The exercise:
Retype all material exactly. Pictures stay out of the copy.
* start Information provided *
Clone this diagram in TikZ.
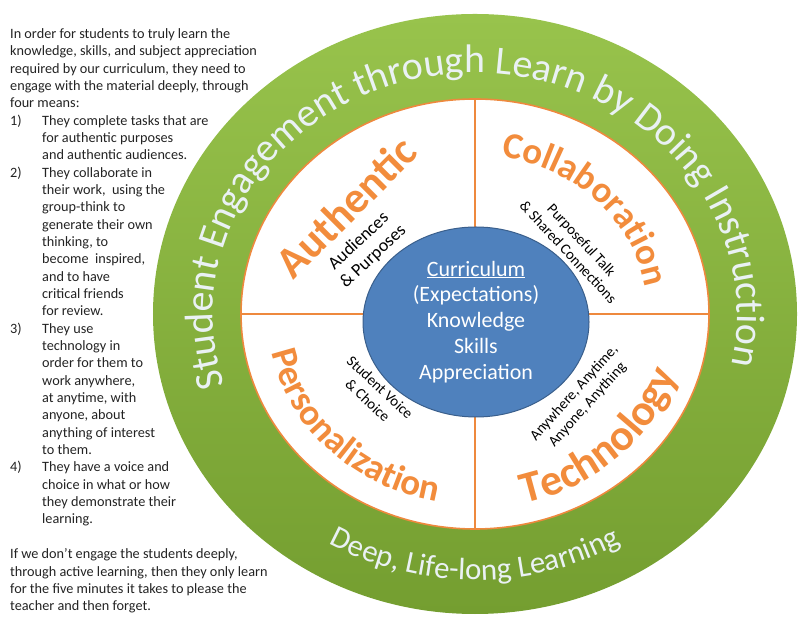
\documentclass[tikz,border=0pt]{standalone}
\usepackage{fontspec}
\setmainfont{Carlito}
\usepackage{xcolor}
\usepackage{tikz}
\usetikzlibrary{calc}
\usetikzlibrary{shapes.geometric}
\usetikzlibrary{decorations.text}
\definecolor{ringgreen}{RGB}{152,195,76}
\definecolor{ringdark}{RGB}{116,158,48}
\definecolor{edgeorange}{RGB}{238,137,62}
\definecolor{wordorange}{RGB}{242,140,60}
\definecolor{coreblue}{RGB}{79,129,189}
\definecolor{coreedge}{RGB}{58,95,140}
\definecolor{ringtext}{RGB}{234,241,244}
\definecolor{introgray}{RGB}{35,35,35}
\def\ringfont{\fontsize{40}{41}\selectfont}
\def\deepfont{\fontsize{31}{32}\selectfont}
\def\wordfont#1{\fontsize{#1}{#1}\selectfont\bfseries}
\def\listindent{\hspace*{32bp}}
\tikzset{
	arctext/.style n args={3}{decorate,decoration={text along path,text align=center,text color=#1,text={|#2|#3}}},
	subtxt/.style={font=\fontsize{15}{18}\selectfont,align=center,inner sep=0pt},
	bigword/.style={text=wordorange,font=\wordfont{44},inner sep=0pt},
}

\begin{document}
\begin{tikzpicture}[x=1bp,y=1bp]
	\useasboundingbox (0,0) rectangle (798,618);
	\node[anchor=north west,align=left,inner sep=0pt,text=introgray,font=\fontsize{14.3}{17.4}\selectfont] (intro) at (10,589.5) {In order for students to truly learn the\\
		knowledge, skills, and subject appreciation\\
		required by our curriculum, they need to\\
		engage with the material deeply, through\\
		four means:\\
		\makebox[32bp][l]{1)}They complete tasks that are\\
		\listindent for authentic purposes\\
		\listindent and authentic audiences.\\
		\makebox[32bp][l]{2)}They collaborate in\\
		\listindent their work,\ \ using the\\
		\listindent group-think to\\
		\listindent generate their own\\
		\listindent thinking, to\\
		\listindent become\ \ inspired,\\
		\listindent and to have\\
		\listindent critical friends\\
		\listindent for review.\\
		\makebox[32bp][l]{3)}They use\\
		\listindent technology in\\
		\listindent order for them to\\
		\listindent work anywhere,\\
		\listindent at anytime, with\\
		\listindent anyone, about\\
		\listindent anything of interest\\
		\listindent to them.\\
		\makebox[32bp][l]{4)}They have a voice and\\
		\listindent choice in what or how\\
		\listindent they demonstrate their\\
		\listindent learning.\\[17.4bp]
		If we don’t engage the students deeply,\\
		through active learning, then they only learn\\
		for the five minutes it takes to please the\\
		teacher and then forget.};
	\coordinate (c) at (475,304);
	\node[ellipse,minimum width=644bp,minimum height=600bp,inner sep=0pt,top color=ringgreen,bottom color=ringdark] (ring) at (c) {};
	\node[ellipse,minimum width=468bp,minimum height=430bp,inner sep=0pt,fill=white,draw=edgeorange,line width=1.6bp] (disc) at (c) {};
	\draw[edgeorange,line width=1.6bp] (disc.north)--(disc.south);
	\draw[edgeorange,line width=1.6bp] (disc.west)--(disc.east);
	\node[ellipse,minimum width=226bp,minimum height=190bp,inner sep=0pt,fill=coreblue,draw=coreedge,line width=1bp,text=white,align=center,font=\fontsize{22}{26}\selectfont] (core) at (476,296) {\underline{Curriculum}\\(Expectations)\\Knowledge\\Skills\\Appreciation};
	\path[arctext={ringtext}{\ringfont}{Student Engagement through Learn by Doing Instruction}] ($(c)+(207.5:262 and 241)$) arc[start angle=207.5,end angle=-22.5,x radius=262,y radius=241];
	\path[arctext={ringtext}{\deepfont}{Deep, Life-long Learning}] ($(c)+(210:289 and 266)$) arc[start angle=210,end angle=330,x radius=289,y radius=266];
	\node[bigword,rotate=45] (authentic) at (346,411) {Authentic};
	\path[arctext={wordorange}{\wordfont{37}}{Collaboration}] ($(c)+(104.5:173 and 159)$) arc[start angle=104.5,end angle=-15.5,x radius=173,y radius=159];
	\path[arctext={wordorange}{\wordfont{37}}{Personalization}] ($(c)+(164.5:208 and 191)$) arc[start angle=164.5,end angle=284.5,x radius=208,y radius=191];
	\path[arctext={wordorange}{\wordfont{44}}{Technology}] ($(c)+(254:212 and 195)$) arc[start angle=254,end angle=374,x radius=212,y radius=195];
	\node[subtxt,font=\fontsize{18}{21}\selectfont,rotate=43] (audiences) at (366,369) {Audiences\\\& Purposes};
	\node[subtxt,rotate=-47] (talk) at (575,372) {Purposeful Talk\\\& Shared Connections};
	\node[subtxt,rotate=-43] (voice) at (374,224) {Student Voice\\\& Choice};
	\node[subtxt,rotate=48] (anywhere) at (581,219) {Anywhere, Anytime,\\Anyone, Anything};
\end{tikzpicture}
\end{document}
* end Information provided *
The output:
Clone this diagram in TikZ.
\documentclass[tikz,border=0pt]{standalone}
\usepackage{fontspec}
\setmainfont{Carlito}
\usepackage{xcolor}
\usepackage{tikz}
\usetikzlibrary{calc}
\usetikzlibrary{shapes.geometric}
\usetikzlibrary{decorations.text}
\definecolor{ringgreen}{RGB}{152,195,76}
\definecolor{ringdark}{RGB}{116,158,48}
\definecolor{edgeorange}{RGB}{238,137,62}
\definecolor{wordorange}{RGB}{242,140,60}
\definecolor{coreblue}{RGB}{79,129,189}
\definecolor{coreedge}{RGB}{58,95,140}
\definecolor{ringtext}{RGB}{234,241,244}
\definecolor{introgray}{RGB}{35,35,35}
\def\ringfont{\fontsize{40}{41}\selectfont}
\def\deepfont{\fontsize{31}{32}\selectfont}
\def\wordfont#1{\fontsize{#1}{#1}\selectfont\bfseries}
\def\listindent{\hspace*{32bp}}
\tikzset{
	arctext/.style n args={3}{decorate,decoration={text along path,text align=center,text color=#1,text={|#2|#3}}},
	subtxt/.style={font=\fontsize{15}{18}\selectfont,align=center,inner sep=0pt},
	bigword/.style={text=wordorange,font=\wordfont{44},inner sep=0pt},
}

\begin{document}
\begin{tikzpicture}[x=1bp,y=1bp]
	\useasboundingbox (0,0) rectangle (798,618);
	\node[anchor=north west,align=left,inner sep=0pt,text=introgray,font=\fontsize{14.3}{17.4}\selectfont] (intro) at (10,589.5) {In order for students to truly learn the\\
		knowledge, skills, and subject appreciation\\
		required by our curriculum, they need to\\
		engage with the material deeply, through\\
		four means:\\
		\makebox[32bp][l]{1)}They complete tasks that are\\
		\listindent for authentic purposes\\
		\listindent and authentic audiences.\\
		\makebox[32bp][l]{2)}They collaborate in\\
		\listindent their work,\ \ using the\\
		\listindent group-think to\\
		\listindent generate their own\\
		\listindent thinking, to\\
		\listindent become\ \ inspired,\\
		\listindent and to have\\
		\listindent critical friends\\
		\listindent for review.\\
		\makebox[32bp][l]{3)}They use\\
		\listindent technology in\\
		\listindent order for them to\\
		\listindent work anywhere,\\
		\listindent at anytime, with\\
		\listindent anyone, about\\
		\listindent anything of interest\\
		\listindent to them.\\
		\makebox[32bp][l]{4)}They have a voice and\\
		\listindent choice in what or how\\
		\listindent they demonstrate their\\
		\listindent learning.\\[17.4bp]
		If we don’t engage the students deeply,\\
		through active learning, then they only learn\\
		for the five minutes it takes to please the\\
		teacher and then forget.};
	\coordinate (c) at (475,304);
	\node[ellipse,minimum width=644bp,minimum height=600bp,inner sep=0pt,top color=ringgreen,bottom color=ringdark] (ring) at (c) {};
	\node[ellipse,minimum width=468bp,minimum height=430bp,inner sep=0pt,fill=white,draw=edgeorange,line width=1.6bp] (disc) at (c) {};
	\draw[edgeorange,line width=1.6bp] (disc.north)--(disc.south);
	\draw[edgeorange,line width=1.6bp] (disc.west)--(disc.east);
	\node[ellipse,minimum width=226bp,minimum height=190bp,inner sep=0pt,fill=coreblue,draw=coreedge,line width=1bp,text=white,align=center,font=\fontsize{22}{26}\selectfont] (core) at (476,296) {\underline{Curriculum}\\(Expectations)\\Knowledge\\Skills\\Appreciation};
	\path[arctext={ringtext}{\ringfont}{Student Engagement through Learn by Doing Instruction}] ($(c)+(207.5:262 and 241)$) arc[start angle=207.5,end angle=-22.5,x radius=262,y radius=241];
	\path[arctext={ringtext}{\deepfont}{Deep, Life-long Learning}] ($(c)+(210:289 and 266)$) arc[start angle=210,end angle=330,x radius=289,y radius=266];
	\node[bigword,rotate=45] (authentic) at (346,411) {Authentic};
	\path[arctext={wordorange}{\wordfont{37}}{Collaboration}] ($(c)+(104.5:173 and 159)$) arc[start angle=104.5,end angle=-15.5,x radius=173,y radius=159];
	\path[arctext={wordorange}{\wordfont{37}}{Personalization}] ($(c)+(164.5:208 and 191)$) arc[start angle=164.5,end angle=284.5,x radius=208,y radius=191];
	\path[arctext={wordorange}{\wordfont{44}}{Technology}] ($(c)+(254:212 and 195)$) arc[start angle=254,end angle=374,x radius=212,y radius=195];
	\node[subtxt,font=\fontsize{18}{21}\selectfont,rotate=43] (audiences) at (366,369) {Audiences\\\& Purposes};
	\node[subtxt,rotate=-47] (talk) at (575,372) {Purposeful Talk\\\& Shared Connections};
	\node[subtxt,rotate=-43] (voice) at (374,224) {Student Voice\\\& Choice};
	\node[subtxt,rotate=48] (anywhere) at (581,219) {Anywhere, Anytime,\\Anyone, Anything};
\end{tikzpicture}
\end{document}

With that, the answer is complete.